It’s been 18 months since the UK electric scooter trials were fast-tracked by the Department for Transport.

Marcus Miller
Oct 27, 2023

It’s been 18 months since the UK electric scooter trials were fast-tracked by the Department for Transport. Since then, over 50 shared e-scooter schemes started to pop up in towns and cities across the country. At the time the country was emerging from its first lockdown and the trials were hailed by Transport Minister Rachel Maclean as “another green alternative to get around” and a means to “help the economy build back in a greener, more sustainable way”.

The trials are now set to end on the 31st of March 2022. With national regulation not set to come into place until mid-2023, the industry is fast approaching a period of uncertainty, unless an additional extension is granted (which several authorities and operators are applying for).

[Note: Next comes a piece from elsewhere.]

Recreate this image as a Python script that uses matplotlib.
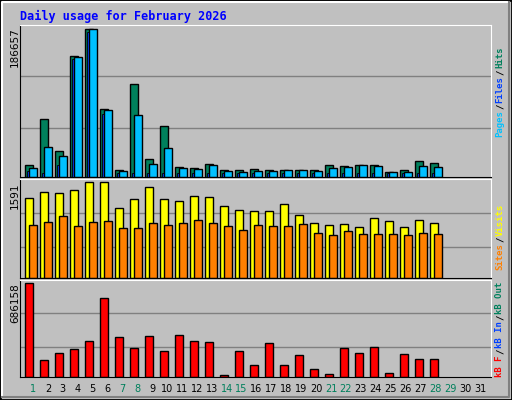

As the trials period comes to a close, councils, regional governments, and the DfT will soon begin the process of evaluating the trials, before making a final decision on whether e-scooter sharing schemes are to be legalised, and if so, what this legislation will entail. Let’s explore some of the learnings from the trial period.

E-scooter Trials — Approached With Caution

When assessing the outcome of the trials the Department for Transport evaluations are likely to focus on three areas; safety, sustainability (i.e. whether car trips have been replaced) and the impact of e-scooters on public space.

But, with most towns and cities only permitting small fleet sizes, many trials have not been representative of how e-scooter schemes are typically rolled out outside of trial periods. Fleet sizes of less than 100 have been commonplace. For example, Cheltenham had a maximum fleet size of 60, Taunton just 20, even Liverpool, a city with half a million inhabitants, launched their trial with a fleet of just 50 e-scooters.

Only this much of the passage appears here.